Hicks describes the postmodern take on ethics as egalitarianism. Here, the belief in equality does not mean political equality, but rather a metaphysical equality. In other words, it’s not that we’re unique individuals who should be treated equally under the law; it’s that we’re literally all the same: physically, emotionally, and spiritually. We differ only by our various group identities (but are interchangeable within our belonged tribes). Individual values are a myth.
In my view, there’s a parallel to passive investing. Today’s investing context is quite small. Only returns and price fluctuations (i.e. volatility) matter. What’s your Sharpe ratio? If its worse than passive indices with higher fees, watch out, outflows will likely follow.
While maximizing returns is a key investment goal, it is not the only one. The value of investing cannot be divorced from the investor. Investing—like all actions—serves a purpose to an entity (person, pensioners, etc.). These needs are individualized. Why should every portfolio maximize its Sharpe ratio? To be sure volatility is a admirable attempt to quantify investment risk. However, there’s a whole host of other attributes like liquidity, governance, and political environments that may also suit an investor’s preferences. While I’m sympathetic to the case for passive investing, I take issue with its limited dimensionality. It paints everyone’s financial values with the same brush. This is the spirit of egalitarianism.
Politics and Economics
Politics describes the appropriate rules for governing human social systems. Thus, it follows from one’s deeper philosophic principles; politics do not stand on their own. Capitalism is the application of individualism in ethics to a group setting. Collectivism (socialism, communism, fascism, etc.) results from viewing people as parts of various factions. In other words, what we think of the goose dictates our prescriptions for the gander.
According to Hicks, postmodernists are rationalizing socialists. Their world views logically lead them to collectivism. However, the postmodernists have a problem. Socialism’s historical record is disastrous. Whenever (and to the extent) it’s been implemented, misery, poverty, death, and destruction have followed. Furthermore, not only have dire predictions for capitalism failed to materialize as postmodernists expect, but it created unimaginable prosperity.

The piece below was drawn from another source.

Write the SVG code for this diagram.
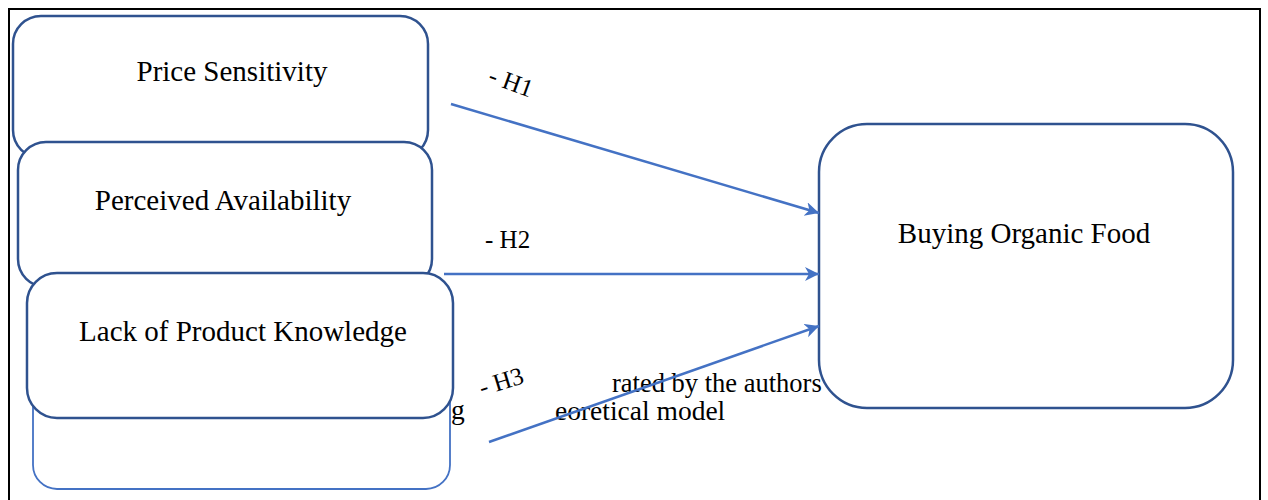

What’s a postmodernist to do when his/her beliefs are in such stark conflict with reality? Simple, just ignore facts and invent a good narrative. After all, there is no truth, so go spin a good story and exercise some power.
“Postmodernism, Frank Lentricchia explains, ‘seeks not to find the foundation and the conditions of truth but to exercise power for the purpose of social change.”
Stephen Hicks, Explaining Postmodernism
What could be more postmodern than Mario Draghi’s “whatever it takes” speech. Given in a July 2012 address at the Global Investment Conference in London, the serving President of the European Central Bank (ECB) stated the following with respect to the European Union:
“When people talk about the fragility of the Euro … very often non-Euro area member states or leaders, underestimate the amount of political capital that is being invested in the Euro. … Within our mandate, the ECB is ready to do whatever it takes to preserve the Euro (emphasis added). And believe me, it will be enough.”
Draghi’s comment is laughable. Maintaining the Euro is well beyond the ECB’s power to control. However, it’s a clear instance of rhetoric trumping facts. There are plenty more. Take quantitative easing (QE) for example. It’s failed to deliver on its original promise and only resulted in more. How about Japan’s monetary policies? They are the model for most major central banks, yet the Bank of Japan’s efficacy is wholly ignored. It’s as if central banks throughout the Western world are simply competing to one-up the next. There’s no evidence that their theories are correct. Yet, they remain popular.
There are other ways too. Failure is not tolerated. In policy, it’s ignored. In industry and markets, pain is collectivized for the greater good of “the economy”, or “the workers”, or “the nation”, or pick your group. Bailouts are now commonplace. Policymakers and central banks reflexively act to prop up all markets, as one. We’re a far cry from capitalism.
When and Where
Just as postmodernism got its start in the late 20th century, so too did the current market’s philosophy. While Alan Greenspan’s reign as Fed governor may seem like its origin—after all, he’s the father of the “Fed put” due to his attempts to prop up investment markets—I believe Richard Nixon’s presidency is a better starting point.
It was Nixon who ushered in the modern era of fiat currency. By removing the dollar’s objective standard of value, its worth became completely subjective. We now must rely upon official releases riddled with vague adjustments to gauge its purchasing power. We can’t ascertain it ourselves. The dollar became a social construct! This lack of objectivity, self-reliance, and autonomy has postmodernism’s fingerprints all over it.
Our Postmodern Markets
The financial postmodernism that Greer astutely notes is merely a reflection of the culture. Many of the philosophy’s absurd beliefs have parallels in the investment markets. This manifests in heavy-handed regulations, endless interventions, and a neurotic obsession with markets’ continual rise to name a few. The investment markets are a far cry from a capitalist utopia—no surprise given our world views.
As investors, identifying the dominant ideas being expressed in the economy can be a useful edge. After all, markets are nothing more than an aggregation of human interactions. Understanding how an investment culture behaves might allow us to better anticipate how investors will integrate new information into price movements. These fluctuations may differ whether pre-modernist, modernist, or postmodernist principles are dominant. Greer’s anecdote illustrates this perfectly. The equity market rise following “literally ghoulish economic data” surprised many.
To be sure, this is a complex research topic worthy of deep exploration. We merely scratched the surface in this article. Hopefully though, we uncovered some ideas that can help us better read the market’s mind, see around corners, and grow our p&ls.